Voltage drop in Drude's model and the electromotive force

Question

I'm trying to understand the meaning of the voltage drop and of the electromotive force in view of Drude's model. This model assumes a drift speed for electron equal to:

$\mathbf{v_d} = \frac {-e \mathbf{E} \tau } m$

where τ is average free path time.

The field E is a electromotive field thus around the circuit we have:

$ R\cdot i= \int_C \vec{E} \cdot d\vec{l}$

When electrons strike the ions in the lattice their velocities is zeroed and then accelerated again by E to reach $\mathbf{v_d}$ before a second collision. In this way, isn't the energy lost during the collision regained by the electrons? By considering a led + resistor circuit the resistor protects the led by the excess of energy. If the current is stationary we have the same $i$ inside and outside the resistor. If the electrons are accelerated to the same $\mathbf{v_d}$ by the field the resistor shouldn't be of any use; There shouldn't be any voltage drop at all.

The only possible explanation I can give is that the electromotive field is decreasing along the circuit. If it is so I'd like to better appreciate how E varies inside the circuit. I have never found any expression for E and in Drude's model it is never said that is varying.

Answer 1

It sounds like you have a pretty good understanding of the Drude model.

What you need to remember is that electric field provides a force on a charge. So for a free charge, electric field will be proportional to acceleration, not velocity (because $F=ma$). If applying a field results in a constant velocity, then there is no net force on the charge. This can occur if there is a friction-like force proportional to velocity (as in the Drude model, and consequently Ohm’s Law).

So in a resistor, the collisions (phenomenologically described by $\tau$) evidently result in an effective force equal and opposite the applied field.
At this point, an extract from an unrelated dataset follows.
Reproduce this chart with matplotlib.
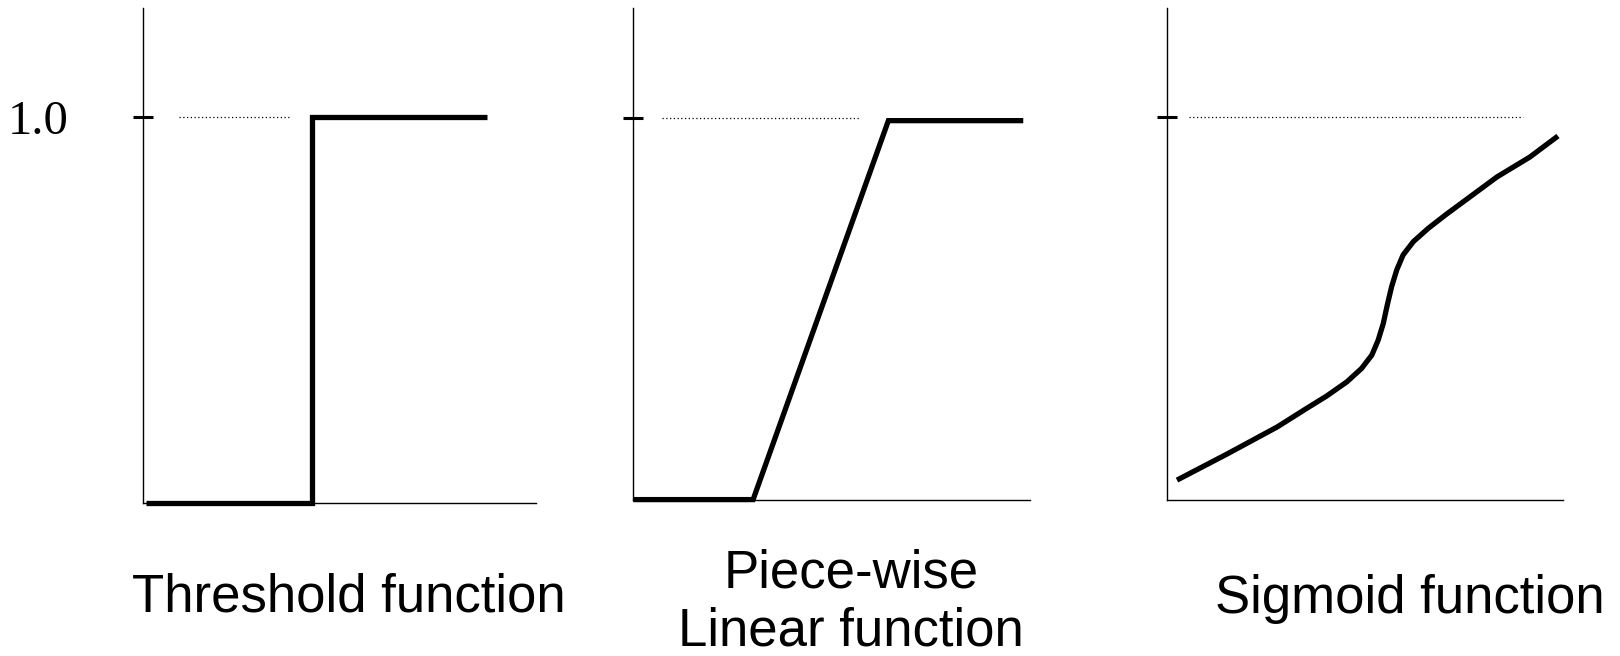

This “scattering” force, which is friction-like, occurs over some distance and corresponds to a potential drop over that distance. So you could think of the voltage drop as the potential the electron would have had if it had been allowed to accelerate. Ohm’s Law just says that since the opposing force is proportional to velocity, you can calculate the potential drop from the final velocity ($\propto$ current) and scattering rate ($\propto$ resistivity).